-- GIVEN DATA start --

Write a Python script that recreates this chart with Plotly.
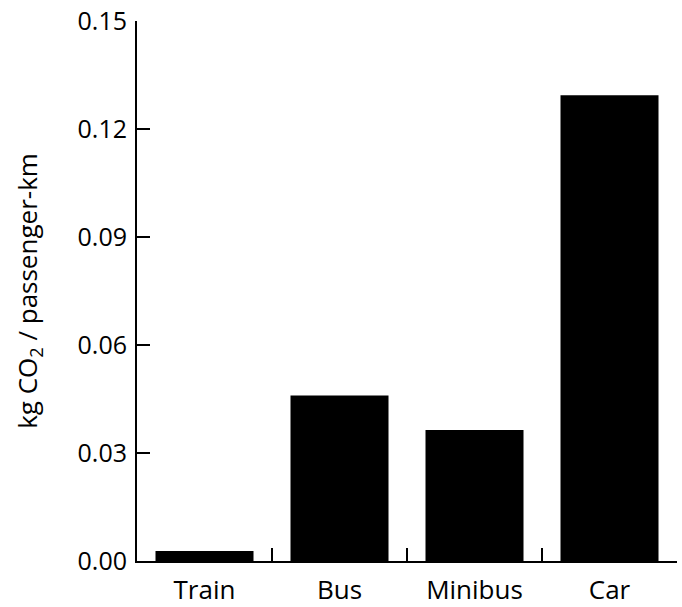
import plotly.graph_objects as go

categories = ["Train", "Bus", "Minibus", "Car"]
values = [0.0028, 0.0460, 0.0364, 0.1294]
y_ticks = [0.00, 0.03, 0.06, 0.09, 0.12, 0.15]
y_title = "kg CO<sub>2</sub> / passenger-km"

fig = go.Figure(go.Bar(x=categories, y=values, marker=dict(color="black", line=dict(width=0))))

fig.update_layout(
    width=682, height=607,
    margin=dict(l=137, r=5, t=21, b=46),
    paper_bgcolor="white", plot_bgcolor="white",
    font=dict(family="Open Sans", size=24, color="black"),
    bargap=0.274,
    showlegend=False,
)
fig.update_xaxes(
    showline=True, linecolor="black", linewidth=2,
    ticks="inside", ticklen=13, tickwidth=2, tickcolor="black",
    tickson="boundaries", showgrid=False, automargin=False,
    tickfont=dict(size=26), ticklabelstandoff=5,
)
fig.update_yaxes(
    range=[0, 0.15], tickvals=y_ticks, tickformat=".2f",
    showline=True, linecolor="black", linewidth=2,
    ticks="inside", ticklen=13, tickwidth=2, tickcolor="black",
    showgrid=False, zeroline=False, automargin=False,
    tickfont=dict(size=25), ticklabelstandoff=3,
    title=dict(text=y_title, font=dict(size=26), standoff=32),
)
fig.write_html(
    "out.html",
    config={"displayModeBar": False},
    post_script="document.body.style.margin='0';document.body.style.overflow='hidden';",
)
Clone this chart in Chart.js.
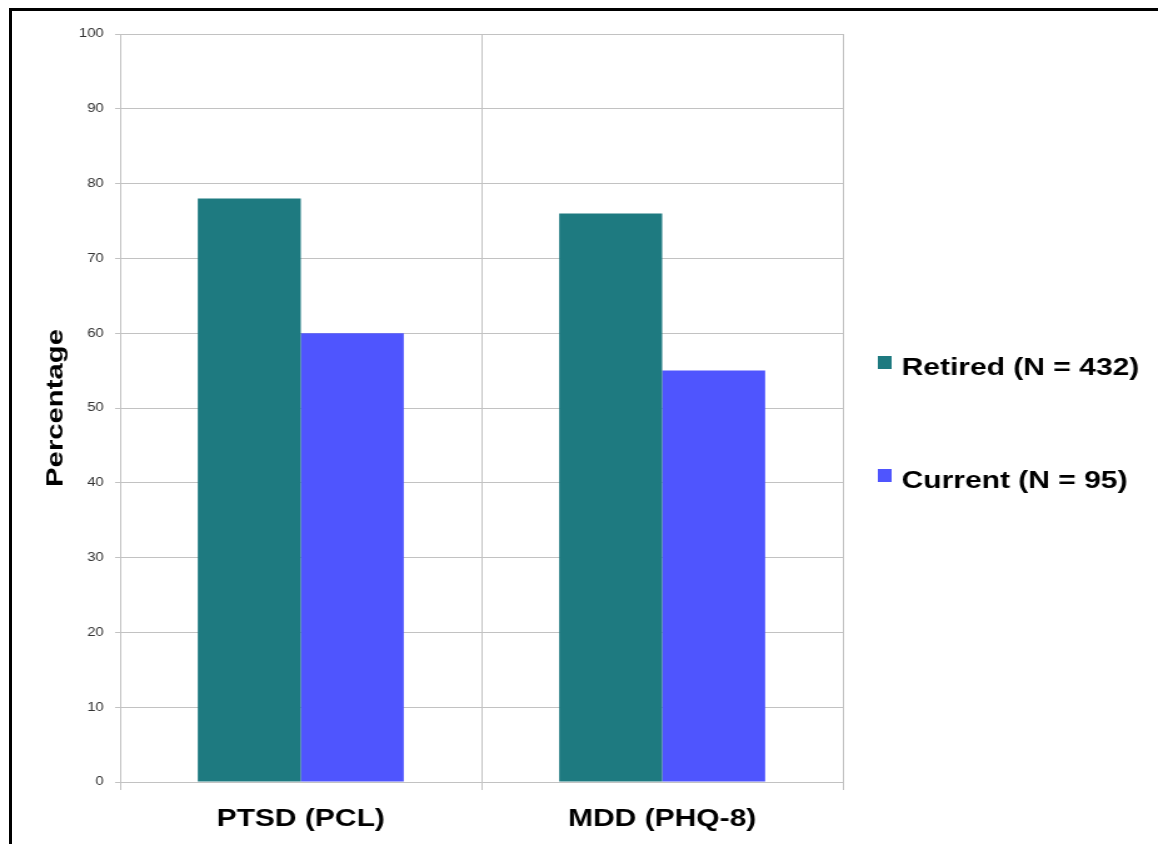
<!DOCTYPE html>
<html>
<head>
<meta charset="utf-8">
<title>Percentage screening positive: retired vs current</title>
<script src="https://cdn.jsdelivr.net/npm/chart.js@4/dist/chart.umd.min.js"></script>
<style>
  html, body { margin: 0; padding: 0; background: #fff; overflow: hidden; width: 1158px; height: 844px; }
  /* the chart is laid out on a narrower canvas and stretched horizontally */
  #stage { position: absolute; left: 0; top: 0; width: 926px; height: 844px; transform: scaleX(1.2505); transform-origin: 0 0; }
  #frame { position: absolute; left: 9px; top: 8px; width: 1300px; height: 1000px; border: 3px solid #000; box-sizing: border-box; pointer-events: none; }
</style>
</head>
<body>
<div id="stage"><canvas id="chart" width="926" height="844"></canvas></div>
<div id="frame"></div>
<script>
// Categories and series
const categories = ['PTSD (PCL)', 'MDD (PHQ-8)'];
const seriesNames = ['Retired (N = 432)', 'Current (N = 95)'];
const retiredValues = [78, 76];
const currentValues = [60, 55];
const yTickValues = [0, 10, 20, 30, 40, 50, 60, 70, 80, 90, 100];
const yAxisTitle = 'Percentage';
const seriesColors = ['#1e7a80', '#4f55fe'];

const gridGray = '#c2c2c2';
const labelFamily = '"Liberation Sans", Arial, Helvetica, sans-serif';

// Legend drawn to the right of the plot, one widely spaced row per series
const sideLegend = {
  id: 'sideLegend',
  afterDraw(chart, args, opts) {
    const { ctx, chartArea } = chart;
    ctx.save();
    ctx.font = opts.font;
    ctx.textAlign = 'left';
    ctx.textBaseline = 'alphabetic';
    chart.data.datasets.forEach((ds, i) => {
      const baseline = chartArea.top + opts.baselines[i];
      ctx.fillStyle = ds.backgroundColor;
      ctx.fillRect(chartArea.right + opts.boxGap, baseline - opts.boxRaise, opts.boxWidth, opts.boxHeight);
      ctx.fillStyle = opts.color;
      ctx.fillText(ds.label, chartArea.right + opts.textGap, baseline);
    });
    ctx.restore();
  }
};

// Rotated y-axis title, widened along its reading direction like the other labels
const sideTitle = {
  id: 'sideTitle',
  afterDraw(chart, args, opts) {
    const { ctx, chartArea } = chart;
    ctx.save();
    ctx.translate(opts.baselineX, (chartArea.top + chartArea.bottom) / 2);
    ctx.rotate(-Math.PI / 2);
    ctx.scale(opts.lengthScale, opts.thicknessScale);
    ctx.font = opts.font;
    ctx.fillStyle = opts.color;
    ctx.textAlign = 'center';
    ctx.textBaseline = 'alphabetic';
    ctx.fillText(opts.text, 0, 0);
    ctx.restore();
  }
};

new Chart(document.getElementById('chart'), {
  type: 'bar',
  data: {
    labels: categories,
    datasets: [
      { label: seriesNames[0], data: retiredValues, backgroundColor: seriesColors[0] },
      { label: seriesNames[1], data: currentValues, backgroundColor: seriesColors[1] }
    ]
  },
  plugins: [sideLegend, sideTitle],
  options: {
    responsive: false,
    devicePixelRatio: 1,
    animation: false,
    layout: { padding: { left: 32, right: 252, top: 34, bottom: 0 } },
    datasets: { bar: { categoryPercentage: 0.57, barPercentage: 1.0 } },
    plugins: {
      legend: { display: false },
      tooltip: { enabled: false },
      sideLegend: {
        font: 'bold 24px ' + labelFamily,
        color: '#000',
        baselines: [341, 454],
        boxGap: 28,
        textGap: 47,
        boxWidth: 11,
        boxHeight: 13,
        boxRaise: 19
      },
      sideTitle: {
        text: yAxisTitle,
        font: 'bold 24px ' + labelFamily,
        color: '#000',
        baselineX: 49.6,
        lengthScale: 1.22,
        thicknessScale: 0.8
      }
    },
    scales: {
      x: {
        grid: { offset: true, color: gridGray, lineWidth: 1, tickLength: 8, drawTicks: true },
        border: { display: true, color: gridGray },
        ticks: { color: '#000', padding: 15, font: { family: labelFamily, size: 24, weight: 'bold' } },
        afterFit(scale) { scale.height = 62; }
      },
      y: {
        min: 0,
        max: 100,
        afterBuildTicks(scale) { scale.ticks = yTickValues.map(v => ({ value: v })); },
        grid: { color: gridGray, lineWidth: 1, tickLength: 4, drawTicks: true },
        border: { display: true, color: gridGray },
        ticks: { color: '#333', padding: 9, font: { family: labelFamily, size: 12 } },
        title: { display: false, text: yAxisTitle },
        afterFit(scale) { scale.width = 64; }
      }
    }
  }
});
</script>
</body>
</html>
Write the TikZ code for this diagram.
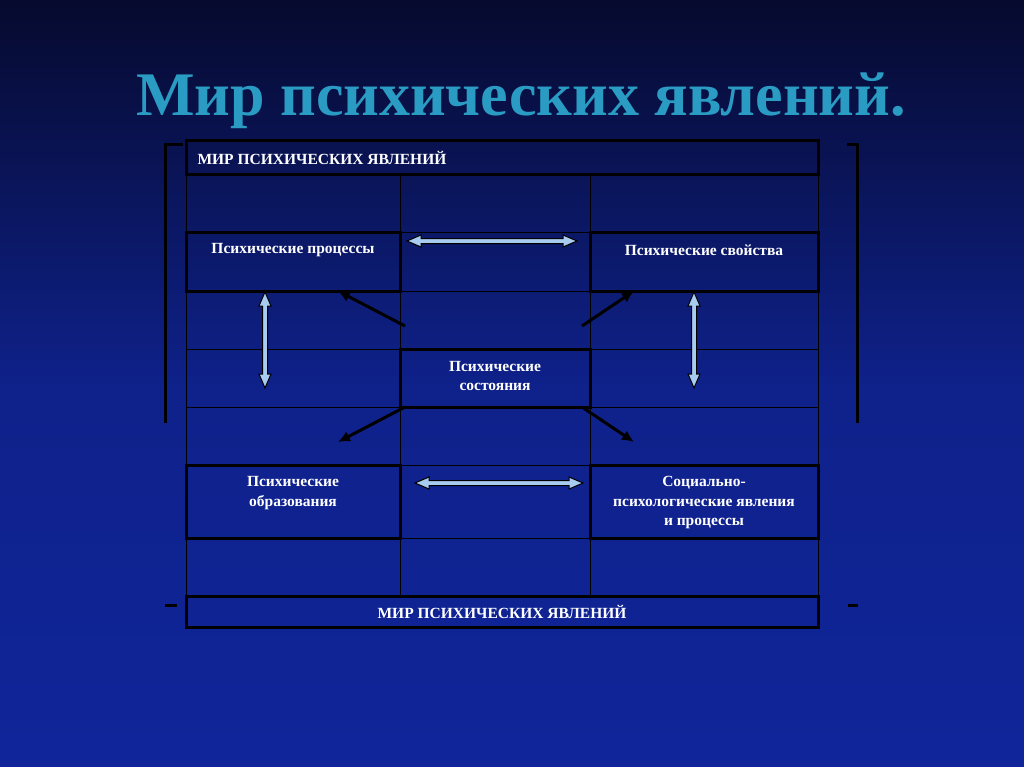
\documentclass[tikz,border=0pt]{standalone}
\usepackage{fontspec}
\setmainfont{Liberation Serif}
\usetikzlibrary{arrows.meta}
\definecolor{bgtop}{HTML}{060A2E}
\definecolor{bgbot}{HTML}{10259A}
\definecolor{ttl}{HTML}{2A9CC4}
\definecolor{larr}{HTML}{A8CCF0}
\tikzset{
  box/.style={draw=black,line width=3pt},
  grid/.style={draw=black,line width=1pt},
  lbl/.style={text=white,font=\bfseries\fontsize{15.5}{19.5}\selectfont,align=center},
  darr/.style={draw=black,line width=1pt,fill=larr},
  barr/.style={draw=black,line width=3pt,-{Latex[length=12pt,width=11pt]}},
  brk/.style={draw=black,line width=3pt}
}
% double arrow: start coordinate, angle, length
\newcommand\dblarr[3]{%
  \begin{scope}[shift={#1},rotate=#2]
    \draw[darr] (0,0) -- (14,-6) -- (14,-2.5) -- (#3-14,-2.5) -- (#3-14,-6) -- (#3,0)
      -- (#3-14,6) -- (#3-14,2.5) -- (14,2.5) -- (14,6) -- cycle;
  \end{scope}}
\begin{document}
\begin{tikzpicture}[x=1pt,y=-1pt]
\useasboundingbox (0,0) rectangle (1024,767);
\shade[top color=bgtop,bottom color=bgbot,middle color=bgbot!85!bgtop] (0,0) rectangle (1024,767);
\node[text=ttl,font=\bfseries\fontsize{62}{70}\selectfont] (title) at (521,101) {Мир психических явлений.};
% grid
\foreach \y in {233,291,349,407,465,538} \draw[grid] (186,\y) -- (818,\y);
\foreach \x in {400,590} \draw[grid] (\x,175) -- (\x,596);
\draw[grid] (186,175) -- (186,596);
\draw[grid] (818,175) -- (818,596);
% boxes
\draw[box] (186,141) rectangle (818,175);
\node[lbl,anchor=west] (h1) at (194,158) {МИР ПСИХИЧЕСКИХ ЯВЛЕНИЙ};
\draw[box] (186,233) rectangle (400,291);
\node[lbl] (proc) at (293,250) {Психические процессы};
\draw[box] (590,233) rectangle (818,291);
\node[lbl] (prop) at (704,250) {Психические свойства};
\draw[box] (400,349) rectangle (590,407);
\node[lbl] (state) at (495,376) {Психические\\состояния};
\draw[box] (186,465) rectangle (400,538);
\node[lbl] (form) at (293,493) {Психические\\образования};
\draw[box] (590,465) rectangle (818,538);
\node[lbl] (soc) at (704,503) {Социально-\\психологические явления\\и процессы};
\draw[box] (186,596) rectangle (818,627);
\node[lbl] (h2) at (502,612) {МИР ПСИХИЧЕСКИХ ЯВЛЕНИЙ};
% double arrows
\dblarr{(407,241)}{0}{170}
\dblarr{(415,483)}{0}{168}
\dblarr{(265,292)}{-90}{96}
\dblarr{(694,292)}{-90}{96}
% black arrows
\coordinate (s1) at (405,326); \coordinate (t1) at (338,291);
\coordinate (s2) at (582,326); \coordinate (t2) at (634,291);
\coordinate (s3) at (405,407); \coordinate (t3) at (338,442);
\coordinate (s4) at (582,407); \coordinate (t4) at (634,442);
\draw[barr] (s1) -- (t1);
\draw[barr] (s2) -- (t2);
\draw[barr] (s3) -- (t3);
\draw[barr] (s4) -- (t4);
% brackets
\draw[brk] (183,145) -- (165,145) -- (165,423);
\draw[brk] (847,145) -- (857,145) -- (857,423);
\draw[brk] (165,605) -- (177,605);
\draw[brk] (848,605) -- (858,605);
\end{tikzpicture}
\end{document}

-- GIVEN DATA end --

Show the lines where the word "this" appears in the entries.

Write a Python script that recreates this chart with Plotly.
Clone this chart in Chart.js.
Write the TikZ code for this diagram.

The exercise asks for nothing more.